__WHAT YOU WILL DO__
Print, word for word, every line from the beginning of the listing up to and including the line with "pain and swelling.</text>". Pictures are to be excluded.

__DATA SHOWN__
☆ ☆ ☆ ☆ ☆ ☆ ☆

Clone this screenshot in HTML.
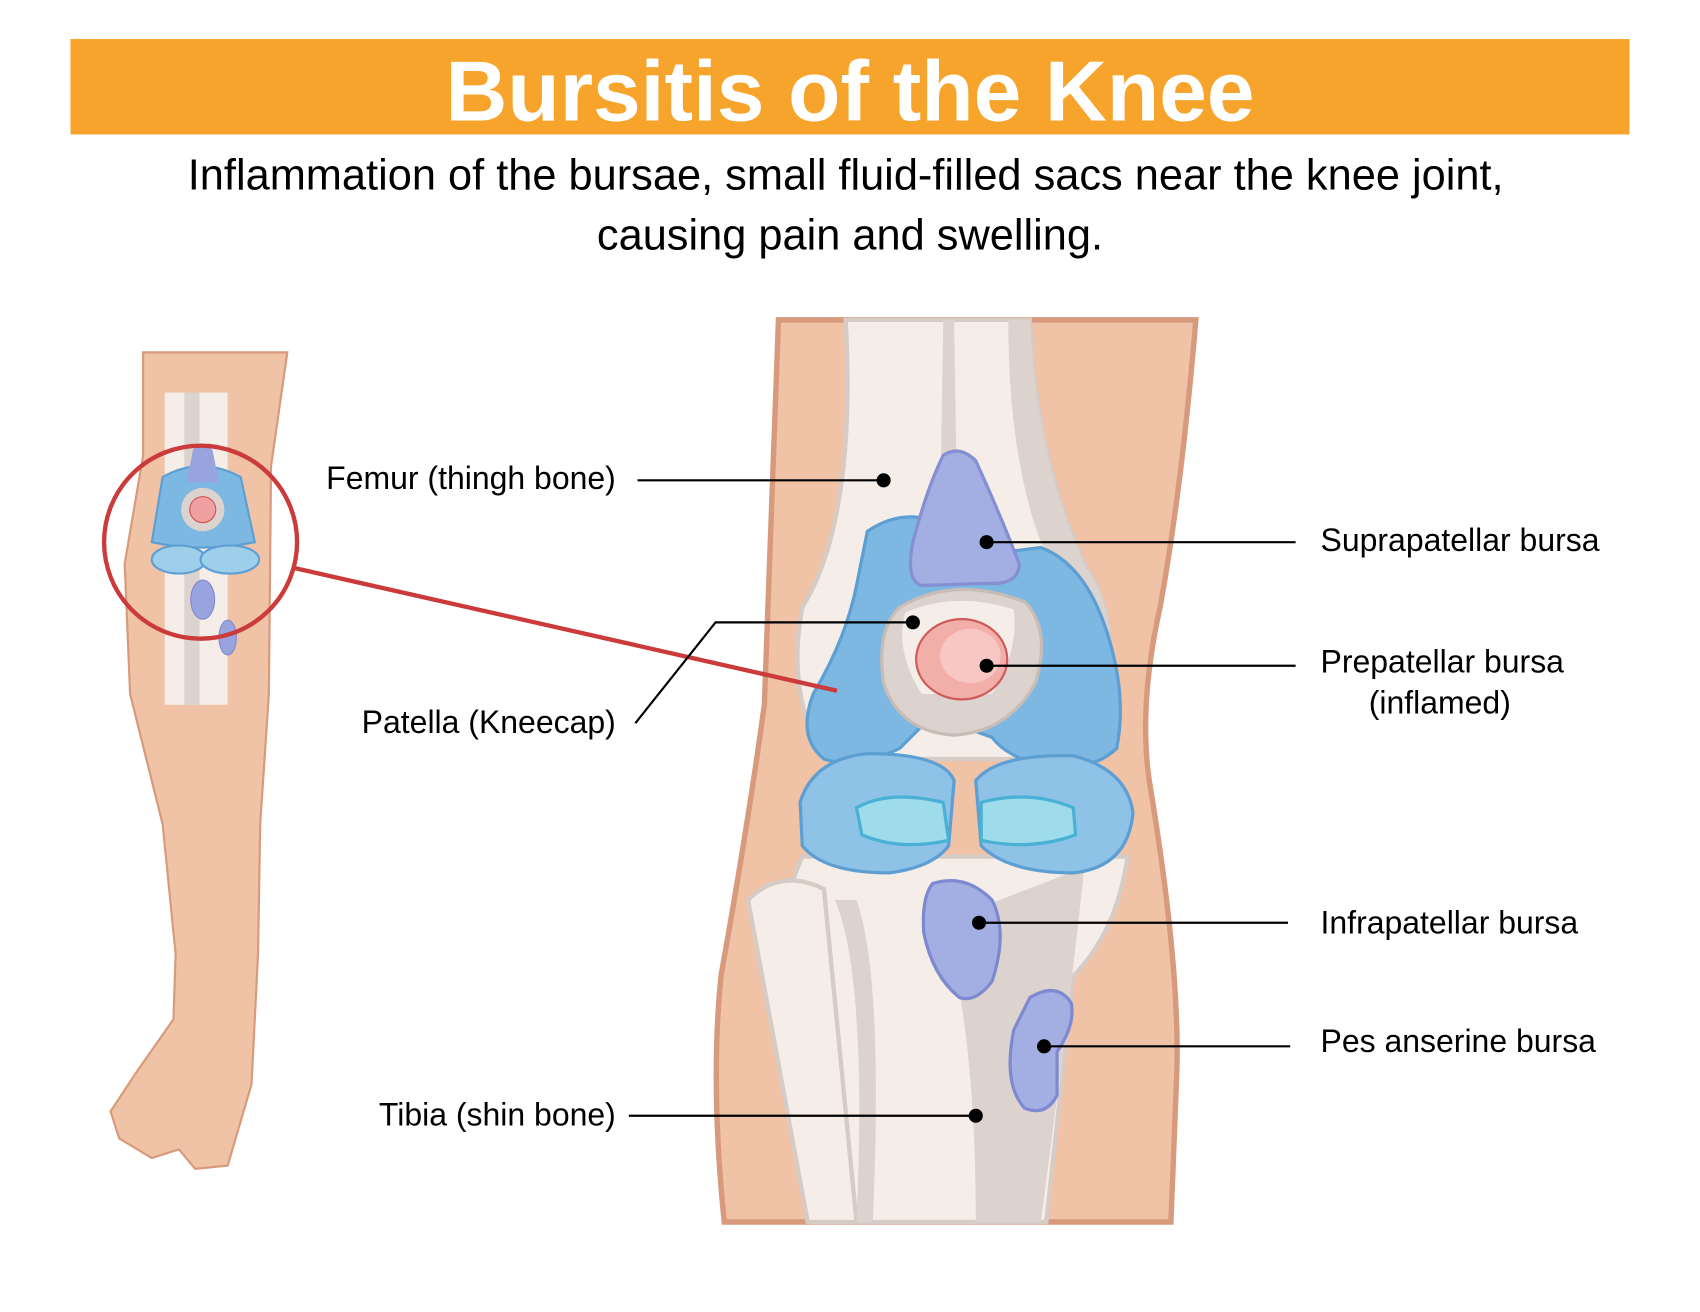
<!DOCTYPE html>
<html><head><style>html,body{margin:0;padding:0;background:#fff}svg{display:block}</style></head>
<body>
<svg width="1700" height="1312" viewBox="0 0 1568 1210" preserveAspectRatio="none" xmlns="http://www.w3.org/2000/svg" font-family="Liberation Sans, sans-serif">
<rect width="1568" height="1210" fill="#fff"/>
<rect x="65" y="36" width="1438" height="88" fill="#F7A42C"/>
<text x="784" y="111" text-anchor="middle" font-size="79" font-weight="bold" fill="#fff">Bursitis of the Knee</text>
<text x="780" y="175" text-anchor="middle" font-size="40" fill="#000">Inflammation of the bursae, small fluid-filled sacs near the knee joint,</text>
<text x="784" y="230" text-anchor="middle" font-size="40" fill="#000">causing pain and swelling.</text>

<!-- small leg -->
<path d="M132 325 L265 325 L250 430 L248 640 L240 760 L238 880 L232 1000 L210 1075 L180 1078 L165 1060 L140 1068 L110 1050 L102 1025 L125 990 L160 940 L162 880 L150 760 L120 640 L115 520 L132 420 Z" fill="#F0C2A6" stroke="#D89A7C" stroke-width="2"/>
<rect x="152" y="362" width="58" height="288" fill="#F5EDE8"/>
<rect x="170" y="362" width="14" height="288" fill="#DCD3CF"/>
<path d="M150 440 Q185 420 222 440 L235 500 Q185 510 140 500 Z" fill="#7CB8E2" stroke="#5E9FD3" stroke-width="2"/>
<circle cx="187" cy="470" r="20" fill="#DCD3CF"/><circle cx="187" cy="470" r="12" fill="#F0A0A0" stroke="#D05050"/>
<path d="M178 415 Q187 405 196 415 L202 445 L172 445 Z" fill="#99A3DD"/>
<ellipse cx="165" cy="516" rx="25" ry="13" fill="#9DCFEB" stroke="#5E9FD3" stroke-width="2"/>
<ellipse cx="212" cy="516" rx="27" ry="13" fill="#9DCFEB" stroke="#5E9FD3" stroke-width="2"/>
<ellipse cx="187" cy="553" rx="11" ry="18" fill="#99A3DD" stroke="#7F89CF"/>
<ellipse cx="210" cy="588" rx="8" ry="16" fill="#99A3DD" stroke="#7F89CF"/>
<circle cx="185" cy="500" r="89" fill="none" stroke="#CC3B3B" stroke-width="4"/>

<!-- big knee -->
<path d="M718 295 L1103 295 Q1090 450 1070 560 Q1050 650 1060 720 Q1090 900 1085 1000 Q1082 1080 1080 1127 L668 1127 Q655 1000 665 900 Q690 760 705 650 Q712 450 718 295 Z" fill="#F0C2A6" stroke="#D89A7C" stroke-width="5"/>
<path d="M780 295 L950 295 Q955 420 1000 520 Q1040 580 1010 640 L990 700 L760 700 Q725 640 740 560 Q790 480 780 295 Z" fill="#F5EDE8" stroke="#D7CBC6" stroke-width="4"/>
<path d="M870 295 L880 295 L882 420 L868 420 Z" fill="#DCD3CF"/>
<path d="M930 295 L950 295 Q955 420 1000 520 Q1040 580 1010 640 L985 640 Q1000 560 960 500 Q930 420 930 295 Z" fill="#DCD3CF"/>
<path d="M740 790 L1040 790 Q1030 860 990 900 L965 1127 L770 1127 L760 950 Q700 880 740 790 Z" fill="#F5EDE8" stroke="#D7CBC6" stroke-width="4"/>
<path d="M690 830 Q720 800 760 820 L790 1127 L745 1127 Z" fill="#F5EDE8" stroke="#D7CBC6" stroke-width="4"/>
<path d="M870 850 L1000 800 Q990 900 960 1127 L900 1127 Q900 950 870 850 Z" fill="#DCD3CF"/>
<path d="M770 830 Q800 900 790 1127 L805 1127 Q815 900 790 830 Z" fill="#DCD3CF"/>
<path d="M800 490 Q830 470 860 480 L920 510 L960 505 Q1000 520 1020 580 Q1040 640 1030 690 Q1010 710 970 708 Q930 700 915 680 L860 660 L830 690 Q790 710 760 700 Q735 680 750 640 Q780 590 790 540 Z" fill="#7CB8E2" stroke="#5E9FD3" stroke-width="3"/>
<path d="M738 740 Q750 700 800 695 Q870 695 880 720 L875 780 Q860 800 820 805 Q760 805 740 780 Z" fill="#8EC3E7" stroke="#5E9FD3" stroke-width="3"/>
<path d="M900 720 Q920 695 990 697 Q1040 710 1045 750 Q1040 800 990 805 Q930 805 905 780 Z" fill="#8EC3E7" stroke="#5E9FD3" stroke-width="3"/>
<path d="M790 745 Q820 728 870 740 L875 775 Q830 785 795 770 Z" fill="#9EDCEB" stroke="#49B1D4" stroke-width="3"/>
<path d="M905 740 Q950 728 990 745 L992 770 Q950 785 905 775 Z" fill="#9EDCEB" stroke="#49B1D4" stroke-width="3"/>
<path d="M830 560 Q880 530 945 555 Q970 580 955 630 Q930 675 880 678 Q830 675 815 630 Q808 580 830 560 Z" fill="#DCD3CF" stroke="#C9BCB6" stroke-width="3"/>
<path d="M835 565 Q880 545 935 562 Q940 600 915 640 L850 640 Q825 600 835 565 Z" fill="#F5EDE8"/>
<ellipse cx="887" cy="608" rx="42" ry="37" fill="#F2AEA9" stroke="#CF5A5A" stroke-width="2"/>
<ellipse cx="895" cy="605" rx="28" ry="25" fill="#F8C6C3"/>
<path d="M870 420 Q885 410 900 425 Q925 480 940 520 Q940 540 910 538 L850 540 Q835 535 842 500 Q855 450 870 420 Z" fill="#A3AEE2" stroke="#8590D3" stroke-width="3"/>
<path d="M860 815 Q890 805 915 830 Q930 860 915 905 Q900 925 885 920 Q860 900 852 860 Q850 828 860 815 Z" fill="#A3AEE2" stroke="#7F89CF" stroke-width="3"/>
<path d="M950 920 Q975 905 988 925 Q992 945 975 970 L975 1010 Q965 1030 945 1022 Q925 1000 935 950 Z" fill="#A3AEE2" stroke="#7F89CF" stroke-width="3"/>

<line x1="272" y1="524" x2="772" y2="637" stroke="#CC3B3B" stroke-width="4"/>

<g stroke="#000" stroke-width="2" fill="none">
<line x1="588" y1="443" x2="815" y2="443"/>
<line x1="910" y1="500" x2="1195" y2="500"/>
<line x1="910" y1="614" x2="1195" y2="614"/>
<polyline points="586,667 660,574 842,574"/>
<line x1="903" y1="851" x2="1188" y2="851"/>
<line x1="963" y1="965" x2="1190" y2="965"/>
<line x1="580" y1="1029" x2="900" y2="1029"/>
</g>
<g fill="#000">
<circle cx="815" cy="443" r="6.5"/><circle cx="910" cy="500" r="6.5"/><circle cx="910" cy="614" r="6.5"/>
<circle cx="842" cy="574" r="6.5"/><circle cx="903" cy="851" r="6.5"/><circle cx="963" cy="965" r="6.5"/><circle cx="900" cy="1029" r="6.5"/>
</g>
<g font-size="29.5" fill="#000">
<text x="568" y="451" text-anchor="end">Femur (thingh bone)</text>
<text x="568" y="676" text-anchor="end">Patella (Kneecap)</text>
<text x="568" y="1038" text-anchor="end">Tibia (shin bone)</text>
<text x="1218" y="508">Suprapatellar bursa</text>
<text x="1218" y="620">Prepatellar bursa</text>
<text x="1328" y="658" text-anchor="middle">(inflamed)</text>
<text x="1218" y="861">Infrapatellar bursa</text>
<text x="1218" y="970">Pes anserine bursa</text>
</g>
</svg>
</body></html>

☆ ☆ ☆ ☆ ☆ ☆ ☆

__WORKED SOLUTION__
Clone this screenshot in HTML.
<!DOCTYPE html>
<html><head><style>html,body{margin:0;padding:0;background:#fff}svg{display:block}</style></head>
<body>
<svg width="1700" height="1312" viewBox="0 0 1568 1210" preserveAspectRatio="none" xmlns="http://www.w3.org/2000/svg" font-family="Liberation Sans, sans-serif">
<rect width="1568" height="1210" fill="#fff"/>
<rect x="65" y="36" width="1438" height="88" fill="#F7A42C"/>
<text x="784" y="111" text-anchor="middle" font-size="79" font-weight="bold" fill="#fff">Bursitis of the Knee</text>
<text x="780" y="175" text-anchor="middle" font-size="40" fill="#000">Inflammation of the bursae, small fluid-filled sacs near the knee joint,</text>
<text x="784" y="230" text-anchor="middle" font-size="40" fill="#000">causing pain and swelling.</text>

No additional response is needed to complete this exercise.